Data section.
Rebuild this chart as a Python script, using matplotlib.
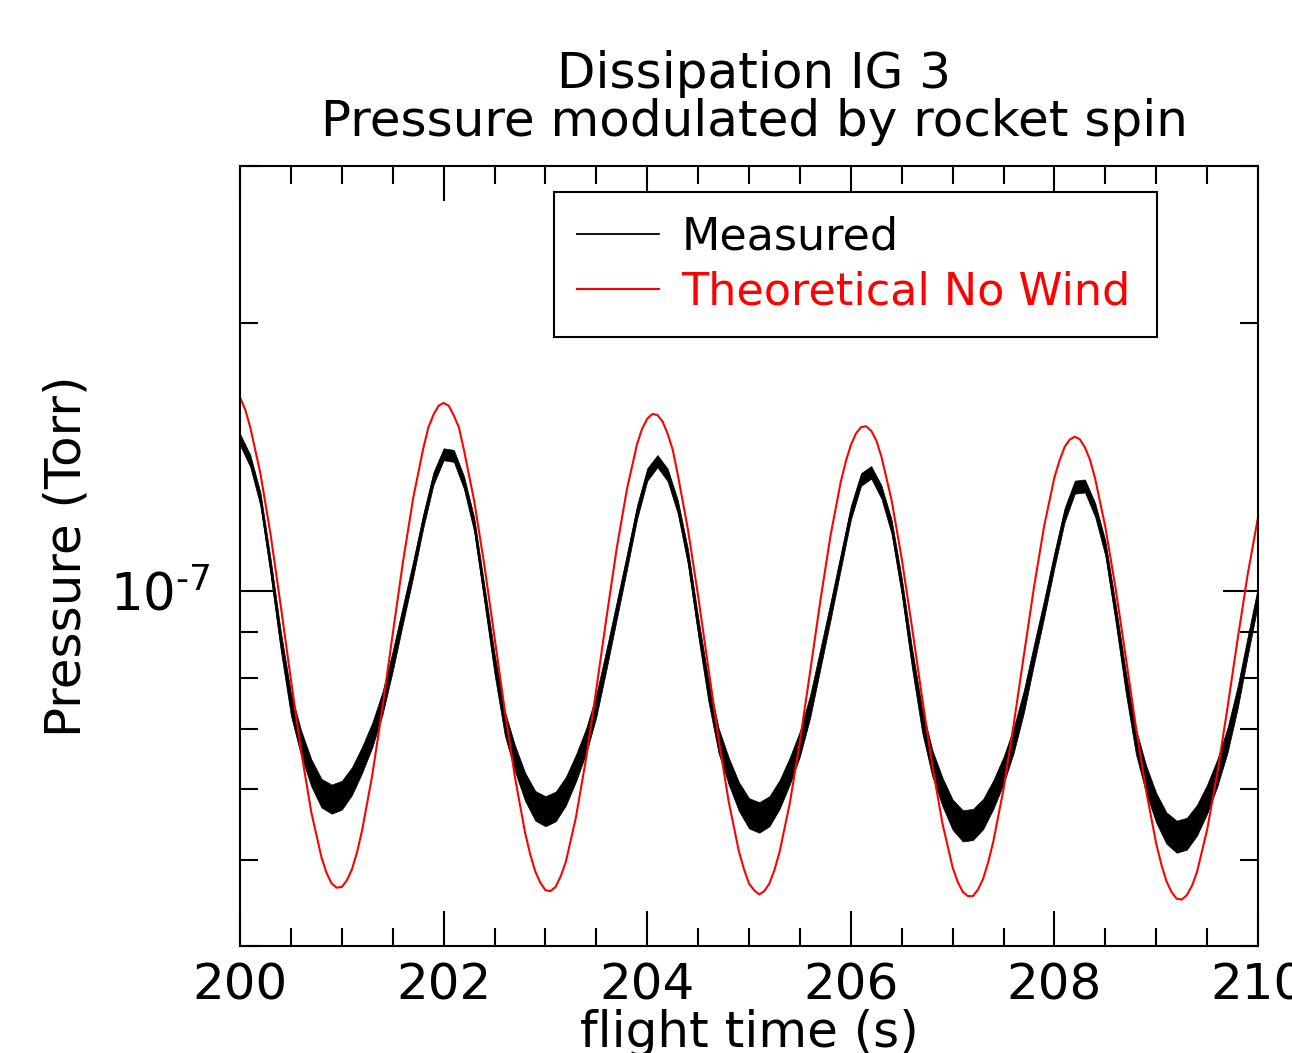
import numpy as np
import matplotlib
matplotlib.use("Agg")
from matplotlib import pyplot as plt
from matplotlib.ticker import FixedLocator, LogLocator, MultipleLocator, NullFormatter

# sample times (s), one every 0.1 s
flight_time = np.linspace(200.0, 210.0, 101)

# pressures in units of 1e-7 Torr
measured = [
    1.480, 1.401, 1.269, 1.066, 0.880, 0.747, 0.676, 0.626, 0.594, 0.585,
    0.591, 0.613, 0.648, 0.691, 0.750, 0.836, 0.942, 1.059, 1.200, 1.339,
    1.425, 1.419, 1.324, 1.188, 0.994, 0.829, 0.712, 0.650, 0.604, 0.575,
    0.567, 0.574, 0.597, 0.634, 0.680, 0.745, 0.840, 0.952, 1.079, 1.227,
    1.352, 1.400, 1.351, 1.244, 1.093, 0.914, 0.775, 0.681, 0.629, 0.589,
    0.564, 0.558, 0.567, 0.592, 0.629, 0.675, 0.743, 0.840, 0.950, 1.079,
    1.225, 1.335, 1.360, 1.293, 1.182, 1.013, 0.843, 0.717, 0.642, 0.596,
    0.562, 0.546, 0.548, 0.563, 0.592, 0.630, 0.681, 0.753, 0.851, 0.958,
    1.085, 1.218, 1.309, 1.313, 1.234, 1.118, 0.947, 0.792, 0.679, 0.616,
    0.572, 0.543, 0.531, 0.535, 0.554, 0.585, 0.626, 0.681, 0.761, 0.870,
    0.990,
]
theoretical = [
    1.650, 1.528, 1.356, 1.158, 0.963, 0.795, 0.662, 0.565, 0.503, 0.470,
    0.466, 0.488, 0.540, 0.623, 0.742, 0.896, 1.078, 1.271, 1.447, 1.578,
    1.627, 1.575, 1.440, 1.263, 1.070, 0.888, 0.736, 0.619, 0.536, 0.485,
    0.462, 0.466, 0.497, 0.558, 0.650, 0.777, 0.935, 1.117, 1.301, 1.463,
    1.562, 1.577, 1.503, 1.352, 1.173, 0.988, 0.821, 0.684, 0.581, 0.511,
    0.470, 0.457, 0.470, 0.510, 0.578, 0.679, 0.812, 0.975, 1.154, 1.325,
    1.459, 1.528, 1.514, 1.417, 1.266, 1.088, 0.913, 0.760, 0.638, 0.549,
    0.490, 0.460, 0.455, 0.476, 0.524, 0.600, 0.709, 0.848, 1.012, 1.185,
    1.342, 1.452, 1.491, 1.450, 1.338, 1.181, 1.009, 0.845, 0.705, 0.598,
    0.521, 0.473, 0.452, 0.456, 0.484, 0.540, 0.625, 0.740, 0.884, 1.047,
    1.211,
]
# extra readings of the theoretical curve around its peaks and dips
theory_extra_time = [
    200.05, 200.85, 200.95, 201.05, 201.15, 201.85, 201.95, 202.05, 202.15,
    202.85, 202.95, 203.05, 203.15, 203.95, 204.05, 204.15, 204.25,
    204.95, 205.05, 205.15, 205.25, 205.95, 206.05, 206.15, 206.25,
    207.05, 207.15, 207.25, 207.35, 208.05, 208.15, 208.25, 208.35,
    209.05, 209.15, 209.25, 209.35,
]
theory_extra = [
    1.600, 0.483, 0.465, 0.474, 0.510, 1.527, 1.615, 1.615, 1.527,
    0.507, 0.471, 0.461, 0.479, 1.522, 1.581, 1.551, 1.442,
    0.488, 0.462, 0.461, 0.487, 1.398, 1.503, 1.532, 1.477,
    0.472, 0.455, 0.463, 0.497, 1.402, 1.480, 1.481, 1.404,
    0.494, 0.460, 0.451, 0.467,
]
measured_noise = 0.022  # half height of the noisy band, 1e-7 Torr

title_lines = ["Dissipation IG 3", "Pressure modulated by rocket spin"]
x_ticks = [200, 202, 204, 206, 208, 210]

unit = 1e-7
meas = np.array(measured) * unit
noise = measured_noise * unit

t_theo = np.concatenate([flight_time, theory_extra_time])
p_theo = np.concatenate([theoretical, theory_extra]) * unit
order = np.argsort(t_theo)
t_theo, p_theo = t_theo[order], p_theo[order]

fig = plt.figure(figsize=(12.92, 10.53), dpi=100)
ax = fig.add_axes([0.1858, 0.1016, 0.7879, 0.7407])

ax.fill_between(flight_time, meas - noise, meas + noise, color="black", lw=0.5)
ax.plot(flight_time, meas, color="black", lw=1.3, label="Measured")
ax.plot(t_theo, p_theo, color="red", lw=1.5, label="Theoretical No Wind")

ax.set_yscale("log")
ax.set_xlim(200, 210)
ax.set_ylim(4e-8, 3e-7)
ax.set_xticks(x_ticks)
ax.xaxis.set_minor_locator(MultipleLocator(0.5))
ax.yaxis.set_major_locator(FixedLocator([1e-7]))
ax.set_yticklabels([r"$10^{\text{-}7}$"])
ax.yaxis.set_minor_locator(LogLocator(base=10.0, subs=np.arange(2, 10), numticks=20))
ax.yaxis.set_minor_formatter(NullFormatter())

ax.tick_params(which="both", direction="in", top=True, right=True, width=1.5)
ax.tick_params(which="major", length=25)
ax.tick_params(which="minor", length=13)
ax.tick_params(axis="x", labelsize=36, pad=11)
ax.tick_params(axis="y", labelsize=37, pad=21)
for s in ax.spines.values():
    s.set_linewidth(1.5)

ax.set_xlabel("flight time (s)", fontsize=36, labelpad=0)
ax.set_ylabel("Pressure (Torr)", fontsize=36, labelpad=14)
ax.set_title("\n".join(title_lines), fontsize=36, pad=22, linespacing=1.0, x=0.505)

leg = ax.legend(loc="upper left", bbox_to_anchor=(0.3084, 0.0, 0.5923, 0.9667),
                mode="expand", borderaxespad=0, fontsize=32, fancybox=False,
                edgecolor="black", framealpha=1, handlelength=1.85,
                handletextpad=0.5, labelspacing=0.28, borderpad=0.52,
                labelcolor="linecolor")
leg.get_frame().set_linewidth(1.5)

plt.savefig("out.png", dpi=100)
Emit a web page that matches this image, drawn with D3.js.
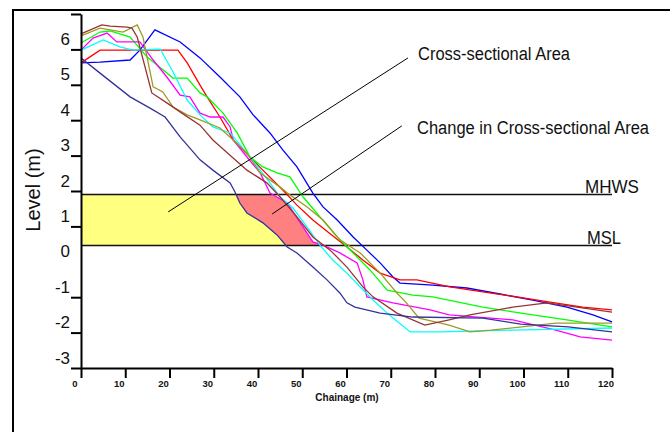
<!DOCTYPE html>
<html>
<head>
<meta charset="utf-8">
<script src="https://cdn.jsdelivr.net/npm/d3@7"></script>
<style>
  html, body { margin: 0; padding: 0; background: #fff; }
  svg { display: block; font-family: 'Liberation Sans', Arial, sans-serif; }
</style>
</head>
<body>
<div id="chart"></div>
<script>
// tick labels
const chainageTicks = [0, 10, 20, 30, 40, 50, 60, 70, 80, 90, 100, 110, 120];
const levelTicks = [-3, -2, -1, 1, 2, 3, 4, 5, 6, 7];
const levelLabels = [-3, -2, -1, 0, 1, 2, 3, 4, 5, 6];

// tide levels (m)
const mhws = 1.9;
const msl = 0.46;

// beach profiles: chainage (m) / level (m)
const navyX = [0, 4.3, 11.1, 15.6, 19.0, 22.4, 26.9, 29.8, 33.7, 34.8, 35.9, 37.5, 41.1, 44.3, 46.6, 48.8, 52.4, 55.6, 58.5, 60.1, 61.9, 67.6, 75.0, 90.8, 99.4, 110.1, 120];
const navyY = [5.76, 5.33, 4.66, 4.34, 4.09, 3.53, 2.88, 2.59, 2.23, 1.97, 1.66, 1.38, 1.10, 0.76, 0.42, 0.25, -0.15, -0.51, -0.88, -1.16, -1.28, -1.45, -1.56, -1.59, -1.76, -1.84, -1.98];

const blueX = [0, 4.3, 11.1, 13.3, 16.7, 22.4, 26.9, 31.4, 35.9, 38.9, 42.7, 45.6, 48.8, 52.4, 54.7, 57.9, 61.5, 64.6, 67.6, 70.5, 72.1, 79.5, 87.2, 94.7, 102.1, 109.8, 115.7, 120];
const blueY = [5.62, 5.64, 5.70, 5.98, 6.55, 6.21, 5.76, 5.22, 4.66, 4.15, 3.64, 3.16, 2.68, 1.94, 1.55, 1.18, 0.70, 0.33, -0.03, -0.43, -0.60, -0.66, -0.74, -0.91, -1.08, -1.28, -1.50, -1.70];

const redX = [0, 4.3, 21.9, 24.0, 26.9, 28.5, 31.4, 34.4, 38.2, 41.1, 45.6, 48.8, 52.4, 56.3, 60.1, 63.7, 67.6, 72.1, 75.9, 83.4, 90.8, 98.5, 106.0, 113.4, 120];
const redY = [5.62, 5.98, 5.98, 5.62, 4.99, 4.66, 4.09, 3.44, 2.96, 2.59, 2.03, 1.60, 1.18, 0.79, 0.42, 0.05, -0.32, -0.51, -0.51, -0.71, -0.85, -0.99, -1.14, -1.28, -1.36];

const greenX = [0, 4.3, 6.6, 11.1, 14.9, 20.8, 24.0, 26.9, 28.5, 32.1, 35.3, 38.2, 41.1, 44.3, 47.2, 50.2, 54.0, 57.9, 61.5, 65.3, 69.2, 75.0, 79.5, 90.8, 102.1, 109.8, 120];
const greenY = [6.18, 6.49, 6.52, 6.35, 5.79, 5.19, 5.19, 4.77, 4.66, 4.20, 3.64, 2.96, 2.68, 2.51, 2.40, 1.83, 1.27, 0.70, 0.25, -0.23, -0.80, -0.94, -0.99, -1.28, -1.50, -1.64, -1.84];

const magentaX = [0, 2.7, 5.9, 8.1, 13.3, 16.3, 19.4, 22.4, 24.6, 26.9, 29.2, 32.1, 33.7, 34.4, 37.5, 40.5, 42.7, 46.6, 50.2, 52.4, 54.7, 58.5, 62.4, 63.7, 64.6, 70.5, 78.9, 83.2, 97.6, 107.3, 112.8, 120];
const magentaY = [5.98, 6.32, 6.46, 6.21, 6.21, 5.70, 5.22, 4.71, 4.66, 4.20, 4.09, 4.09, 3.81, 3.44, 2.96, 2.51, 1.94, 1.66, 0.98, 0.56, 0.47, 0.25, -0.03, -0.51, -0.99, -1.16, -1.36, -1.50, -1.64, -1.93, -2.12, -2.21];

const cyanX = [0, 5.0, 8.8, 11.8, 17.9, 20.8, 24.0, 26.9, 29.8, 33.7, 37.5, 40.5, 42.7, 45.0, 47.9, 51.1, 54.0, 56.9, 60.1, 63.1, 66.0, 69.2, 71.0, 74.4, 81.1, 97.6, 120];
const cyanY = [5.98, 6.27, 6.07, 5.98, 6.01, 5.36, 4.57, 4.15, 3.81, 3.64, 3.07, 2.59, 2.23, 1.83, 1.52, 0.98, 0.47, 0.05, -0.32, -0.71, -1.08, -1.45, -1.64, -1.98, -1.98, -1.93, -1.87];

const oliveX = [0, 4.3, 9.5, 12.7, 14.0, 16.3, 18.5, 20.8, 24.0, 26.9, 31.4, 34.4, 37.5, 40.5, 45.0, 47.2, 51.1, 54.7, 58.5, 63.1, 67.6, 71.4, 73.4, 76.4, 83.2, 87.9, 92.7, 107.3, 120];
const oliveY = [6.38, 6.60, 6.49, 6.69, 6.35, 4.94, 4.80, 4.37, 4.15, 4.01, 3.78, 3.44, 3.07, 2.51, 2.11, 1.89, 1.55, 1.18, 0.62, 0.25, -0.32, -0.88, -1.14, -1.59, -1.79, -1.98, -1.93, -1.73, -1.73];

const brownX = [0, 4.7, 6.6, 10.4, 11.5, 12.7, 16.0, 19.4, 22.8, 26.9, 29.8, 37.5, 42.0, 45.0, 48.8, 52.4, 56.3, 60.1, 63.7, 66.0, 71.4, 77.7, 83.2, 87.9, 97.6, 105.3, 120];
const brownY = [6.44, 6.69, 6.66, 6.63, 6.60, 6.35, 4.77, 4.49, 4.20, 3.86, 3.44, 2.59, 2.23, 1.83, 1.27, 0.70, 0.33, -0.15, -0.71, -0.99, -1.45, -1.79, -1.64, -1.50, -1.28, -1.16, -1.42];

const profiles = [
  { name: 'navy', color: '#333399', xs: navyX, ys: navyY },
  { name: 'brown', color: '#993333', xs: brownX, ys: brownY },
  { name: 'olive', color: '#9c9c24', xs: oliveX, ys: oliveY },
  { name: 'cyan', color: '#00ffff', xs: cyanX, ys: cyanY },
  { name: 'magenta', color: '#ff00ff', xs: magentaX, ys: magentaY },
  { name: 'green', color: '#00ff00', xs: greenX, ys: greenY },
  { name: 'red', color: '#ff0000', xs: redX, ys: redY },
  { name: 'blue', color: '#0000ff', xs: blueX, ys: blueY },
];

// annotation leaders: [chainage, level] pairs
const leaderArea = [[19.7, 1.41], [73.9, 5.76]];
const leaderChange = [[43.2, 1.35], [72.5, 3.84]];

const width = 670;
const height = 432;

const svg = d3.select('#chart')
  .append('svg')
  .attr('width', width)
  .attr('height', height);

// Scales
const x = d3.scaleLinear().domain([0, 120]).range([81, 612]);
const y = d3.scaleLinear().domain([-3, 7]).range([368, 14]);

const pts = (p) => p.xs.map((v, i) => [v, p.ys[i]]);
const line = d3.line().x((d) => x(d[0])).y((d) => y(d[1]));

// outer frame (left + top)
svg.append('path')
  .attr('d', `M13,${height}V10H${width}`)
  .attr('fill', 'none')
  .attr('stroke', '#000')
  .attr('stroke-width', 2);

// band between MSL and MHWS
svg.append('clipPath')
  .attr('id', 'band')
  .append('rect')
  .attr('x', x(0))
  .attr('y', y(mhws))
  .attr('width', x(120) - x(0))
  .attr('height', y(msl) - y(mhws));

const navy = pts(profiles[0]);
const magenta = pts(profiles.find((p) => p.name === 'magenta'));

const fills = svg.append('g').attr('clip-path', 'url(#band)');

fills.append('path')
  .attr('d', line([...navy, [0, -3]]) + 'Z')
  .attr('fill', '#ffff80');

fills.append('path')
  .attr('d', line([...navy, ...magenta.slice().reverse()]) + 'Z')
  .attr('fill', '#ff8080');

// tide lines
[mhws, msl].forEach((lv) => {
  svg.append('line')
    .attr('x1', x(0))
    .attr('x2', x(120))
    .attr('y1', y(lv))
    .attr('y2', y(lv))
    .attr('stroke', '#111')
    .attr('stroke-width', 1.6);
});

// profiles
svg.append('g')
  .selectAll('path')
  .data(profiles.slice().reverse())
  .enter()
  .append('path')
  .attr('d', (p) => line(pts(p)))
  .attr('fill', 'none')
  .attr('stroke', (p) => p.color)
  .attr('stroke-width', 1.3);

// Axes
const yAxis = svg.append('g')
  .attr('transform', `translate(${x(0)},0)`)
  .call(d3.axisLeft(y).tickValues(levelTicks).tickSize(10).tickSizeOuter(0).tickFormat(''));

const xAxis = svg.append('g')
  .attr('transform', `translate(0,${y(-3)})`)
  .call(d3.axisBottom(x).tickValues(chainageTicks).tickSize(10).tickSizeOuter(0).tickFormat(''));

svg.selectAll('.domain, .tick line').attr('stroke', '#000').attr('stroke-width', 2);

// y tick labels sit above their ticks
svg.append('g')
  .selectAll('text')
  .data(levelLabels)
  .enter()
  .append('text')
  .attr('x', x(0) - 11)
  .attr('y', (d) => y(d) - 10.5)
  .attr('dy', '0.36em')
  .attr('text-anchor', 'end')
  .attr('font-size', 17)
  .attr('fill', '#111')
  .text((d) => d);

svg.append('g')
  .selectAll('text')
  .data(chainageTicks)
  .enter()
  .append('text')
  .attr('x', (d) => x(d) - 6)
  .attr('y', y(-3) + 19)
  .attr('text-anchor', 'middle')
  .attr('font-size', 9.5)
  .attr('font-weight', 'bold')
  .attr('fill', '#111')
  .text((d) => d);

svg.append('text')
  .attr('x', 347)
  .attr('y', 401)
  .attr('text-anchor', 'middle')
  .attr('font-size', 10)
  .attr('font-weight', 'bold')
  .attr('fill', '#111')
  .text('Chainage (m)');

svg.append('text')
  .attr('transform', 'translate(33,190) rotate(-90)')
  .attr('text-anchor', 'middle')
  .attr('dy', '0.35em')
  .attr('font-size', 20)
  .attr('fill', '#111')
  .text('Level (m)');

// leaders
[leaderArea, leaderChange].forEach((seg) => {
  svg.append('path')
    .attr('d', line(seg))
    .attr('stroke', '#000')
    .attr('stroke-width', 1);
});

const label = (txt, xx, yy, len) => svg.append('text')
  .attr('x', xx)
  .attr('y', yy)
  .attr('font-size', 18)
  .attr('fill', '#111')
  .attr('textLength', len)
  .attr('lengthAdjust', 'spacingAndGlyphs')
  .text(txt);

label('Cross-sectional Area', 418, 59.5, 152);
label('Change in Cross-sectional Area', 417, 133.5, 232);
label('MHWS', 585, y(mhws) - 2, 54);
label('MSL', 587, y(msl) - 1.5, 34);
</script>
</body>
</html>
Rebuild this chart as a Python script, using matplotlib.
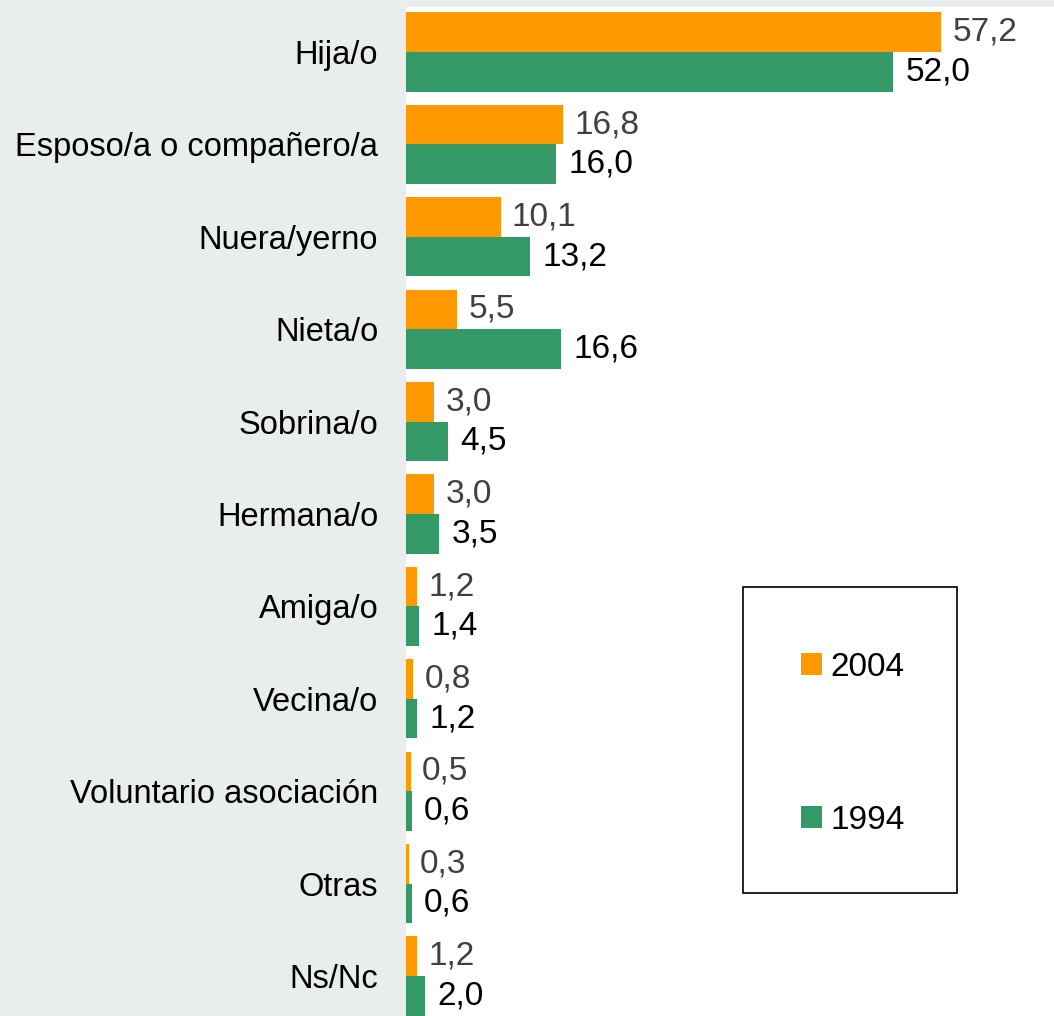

Your instructions. Reproduce only the lines running from the beginning of the entries above to the line holding "flight_time = np.linspace(200.0, 210.0, 101)", inclusive. Pictures stay out of the copy.

Right answer.
Rebuild this chart as a Python script, using matplotlib.
import numpy as np
import matplotlib
matplotlib.use("Agg")
from matplotlib import pyplot as plt
from matplotlib.ticker import FixedLocator, LogLocator, MultipleLocator, NullFormatter

# sample times (s), one every 0.1 s
flight_time = np.linspace(200.0, 210.0, 101)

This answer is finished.